Vision Touch and Hearing Research Centre, University of Queensland, Brisbane, Queensland, 4072, Australia.
Animal colour vision — behavioural tests and physiological concepts
Article first published online: 15 MAR 2007
Volume 78, Issue 1, pages 81–118, February 2003
How to Cite
KELBER, A., VOROBYEV, M. and OSORIO, D. (2003), Animal colour vision — behavioural tests and physiological concepts. Biological Reviews, 78: 81–118. doi: 10.1017/S1464793102005985
- Issue published online: 15 MAR 2007
- Article first published online: 15 MAR 2007
- Received 3 September 2001; revised 15 April 2002
Over a century ago workers such as J. Lubbock and K. von Frisch developed behavioural criteria for establishing that non-human animals see colour. Many animals in most phyla have since then been shown to have colour vision. Colour is used for specific behaviours, such as phototaxis and object recognition, while other behaviours such as motion detection are colour blind. Having established the existence of colour vision, research focussed on the question of how many spectral types of photoreceptors are involved.
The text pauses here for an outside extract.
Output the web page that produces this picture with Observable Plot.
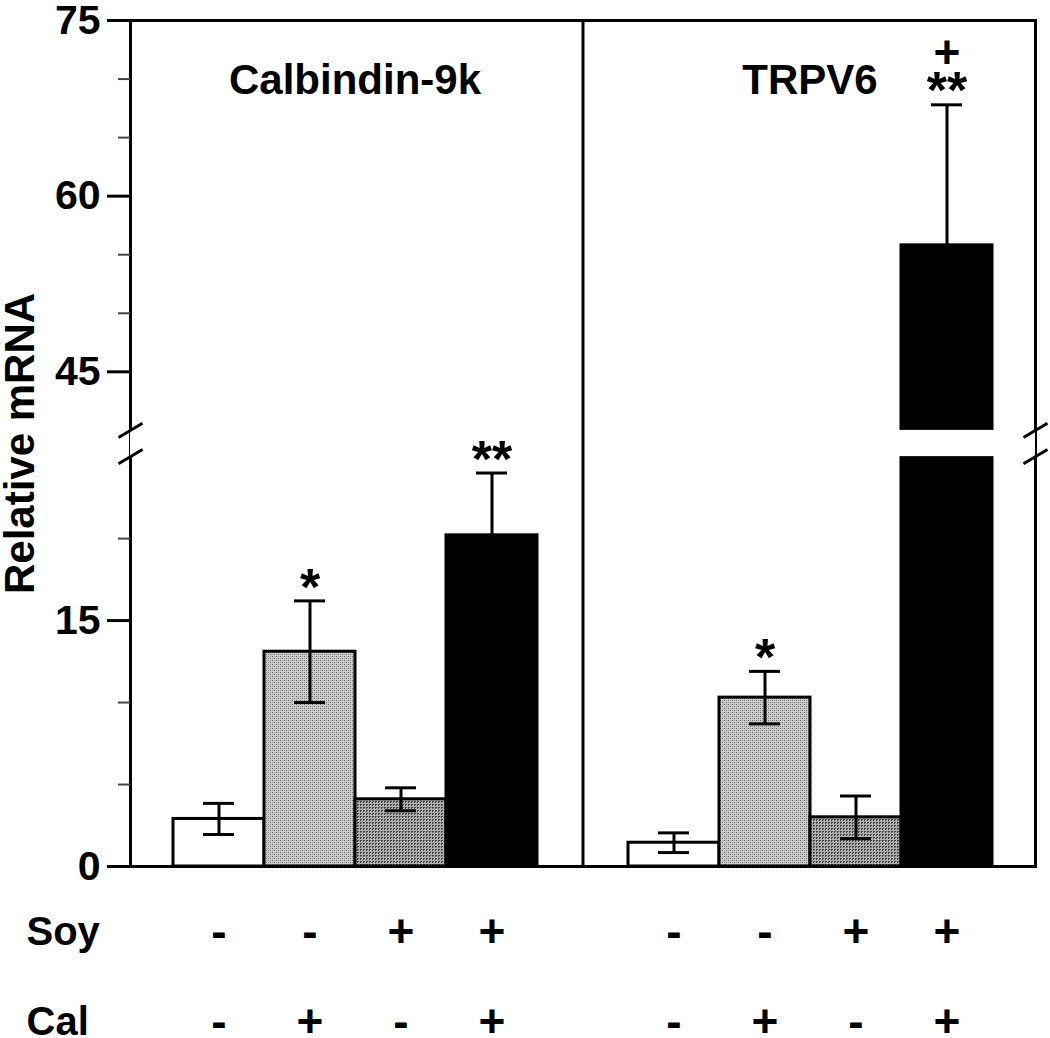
<!DOCTYPE html>
<html>
<head>
<meta charset="utf-8">
<script src="https://cdn.jsdelivr.net/npm/d3@7"></script>
<script src="https://cdn.jsdelivr.net/npm/@observablehq/plot@0.6"></script>
<style>
  html, body { margin: 0; padding: 0; background: #fff; }
  #chart { width: 1050px; height: 1038px; }
</style>
</head>
<body>
<div id="chart"></div>
<script>
// ---------------- data ----------------
const genes = ["Calbindin-9k", "TRPV6"];
const soy = ["-", "-", "+", "+"];
const cal = ["-", "+", "-", "+"];
const calbindinMean = [2.9, 13.1, 4.1, 20.2];
const calbindinErr = [0.95, 3.1, 0.7, 3.8];
const trpv6Mean = [1.45, 10.3, 3.0, 55.8];
const trpv6Err = [0.6, 1.6, 1.3, 12.0];
const calbindinSig = ["", "*", "", "**"];
const trpv6Sig = ["", "*", "", "**"];
const trpv6Sig2 = ["", "", "", "+"];
const groupFills = ["white", "url(#patLight)", "url(#patDark)", "black"];
const majorTicks = [0, 15, 45, 60, 75];
const minorTicks = [5, 10, 20, 50, 55, 65, 70];
const axisBreak = [25, 40];
const yMax = 75;
const yLabel = "Relative mRNA";
const rowLabels = ["Soy", "Cal"];

// ---------------- table ----------------
const means = [calbindinMean, trpv6Mean];
const errs = [calbindinErr, trpv6Err];
const sigs = [calbindinSig, trpv6Sig];
const sigs2 = [["", "", "", ""], trpv6Sig2];
const rows = [];
genes.forEach((g, gi) => {
  soy.forEach((s, i) => {
    rows.push({
      gene: g, key: `${g}|${i}`, i,
      mean: means[gi][i], err: errs[gi][i],
      lo: means[gi][i] - errs[gi][i], hi: means[gi][i] + errs[gi][i],
      soy: soy[i], cal: cal[i],
      sig: sigs[gi][i], sig2: sigs2[gi][i],
      fill: groupFills[i]
    });
  });
});
const gapKey = "gap";
const xDomain = [...rows.filter(d => d.gene === genes[0]).map(d => d.key), gapKey,
                 ...rows.filter(d => d.gene === genes[1]).map(d => d.key)];

// broken axis: lower 0..25 and upper 40..75 get equal heights
const [b0, b1] = axisBreak;
const upperSpan = yMax - b1;
const gapUnits = 1.6;
const brk = v => v <= b0 ? v
  : v >= b1 ? b0 + gapUnits + (v - b1) * (b0 / upperSpan)
  : b0 + (v - b0) / (b1 - b0) * gapUnits;
const tickLabelOf = new Map(majorTicks.map(v => [brk(v), `${v}`]));

// slash symbol for the axis break
const slash = {
  draw(context, size) {
    const r = Math.sqrt(size / Math.PI);
    context.moveTo(-r, r * 0.6);
    context.lineTo(r, -r * 0.6);
  }
};

const FONT = "'Liberation Sans', Arial, Helvetica, sans-serif";

const chart = Plot.plot({
  width: 1050,
  height: 1038,
  marginTop: 20,
  marginBottom: 172,
  marginLeft: 130,
  marginRight: 15,
  style: `font-family: ${FONT}; font-weight: bold; font-size: 40px; color: black; background: white;`,
  x: { type: "band", domain: xDomain, paddingInner: 0, paddingOuter: 0.47, axis: null },
  y: { transform: brk, domain: [brk(0), brk(yMax)], axis: null },
  marks: [
    Plot.frame({ stroke: "black", strokeWidth: 3 }),
    Plot.barY(rows, { x: "key", y: "mean", fill: "fill", stroke: "black", strokeWidth: 3 }),
    // white gap of the broken axis
    Plot.rect([axisBreak], { y1: d => d[0], y2: d => d[1], fill: "white" }),
    Plot.ruleX([gapKey], { stroke: "black", strokeWidth: 3 }),
    Plot.dotY(axisBreak, { frameAnchor: "left", symbol: slash, r: 12, stroke: "black", strokeWidth: 3 }),
    Plot.dotY(axisBreak, { frameAnchor: "right", symbol: slash, r: 12, stroke: "black", strokeWidth: 3 }),
    // error bars
    Plot.ruleX(rows, { x: "key", y1: "lo", y2: "hi", stroke: "black", strokeWidth: 3 }),
    Plot.tickY(rows, { x: "key", y: "hi", stroke: "black", strokeWidth: 3, insetLeft: 30, insetRight: 30 }),
    Plot.tickY(rows, { x: "key", y: "lo", stroke: "black", strokeWidth: 3, insetLeft: 30, insetRight: 30 }),
    // significance marks
    Plot.text(rows, { x: "key", y: "hi", text: "sig", dy: -13, lineAnchor: "middle", fontSize: 52, fill: "black" }),
    Plot.text(rows, { x: "key", y: "hi", text: "sig2", dy: -52, lineAnchor: "middle", fontSize: 46, fill: "black" }),
    // panel titles
    Plot.text(rows.filter(d => d.i === 1), { x: "key", text: "gene", frameAnchor: "top", dx: 45, dy: 60, lineAnchor: "middle", fontSize: 42, fill: "black" }),
    // y axis (ticks placed in the broken-axis space)
    Plot.axisY({ ticks: majorTicks.map(brk), tickSize: 23, tickPadding: 7, strokeWidth: 3, fontSize: 41, fill: "black", label: null, tickFormat: d => tickLabelOf.get(d) }),
    Plot.axisY({ ticks: minorTicks.map(brk), tickSize: 12, strokeWidth: 2, stroke: "#444", label: null, tickFormat: () => "" }),
    Plot.text([yLabel], { frameAnchor: "left", textAnchor: "middle", rotate: -90, dx: -110, fontSize: 42, fill: "black" }),
    // treatment rows
    Plot.text(rows, { x: "key", text: "soy", frameAnchor: "bottom", dy: 66, lineAnchor: "middle", fontSize: 46, fill: "black" }),
    Plot.text(rows, { x: "key", text: "cal", frameAnchor: "bottom", dy: 156, lineAnchor: "middle", fontSize: 46, fill: "black" }),
    Plot.text([rowLabels[0]], { frameAnchor: "bottom-left", dx: -104, dy: 66, textAnchor: "start", lineAnchor: "middle", fontSize: 40, fill: "black" }),
    Plot.text([rowLabels[1]], { frameAnchor: "bottom-left", dx: -104, dy: 156, textAnchor: "start", lineAnchor: "middle", fontSize: 40, fill: "black" })
  ]
});

// hatch patterns for the grey bars
const svg = d3.select(chart.tagName.toLowerCase() === "svg" ? chart : chart.querySelector("svg"));
svg.insert("defs", ":first-child").html(`
  <pattern id="patLight" width="4" height="4" patternUnits="userSpaceOnUse">
    <rect width="4" height="4" fill="#cdcdcd"/>
    <rect x="0" y="0" width="1" height="1" fill="#666"/>
    <rect x="2" y="2" width="1" height="1" fill="#666"/>
    <rect x="2" y="0" width="1" height="1" fill="#999"/>
    <rect x="0" y="2" width="1" height="1" fill="#999"/>
  </pattern>
  <pattern id="patDark" width="3" height="3" patternUnits="userSpaceOnUse">
    <rect width="3" height="3" fill="#b0b0b0"/>
    <rect x="0" y="0" width="2" height="1" fill="#444"/>
    <rect x="0" y="0" width="1" height="2" fill="#444"/>
  </pattern>`);

document.getElementById("chart").appendChild(chart);
</script>
</body>
</html>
Recently, data on photoreceptor spectral sensitivities have been combined with behavioural experiments and physiological models to study systematically the next logical question: ‘what neural interactions underlie colour vision ?‘This review gives an overview of the methods used to study animal colour vision, and discusses how quantitative modelling can suggest how photoreceptor signals are combined and compared to allow for the discrimination of biologically relevant stimuli.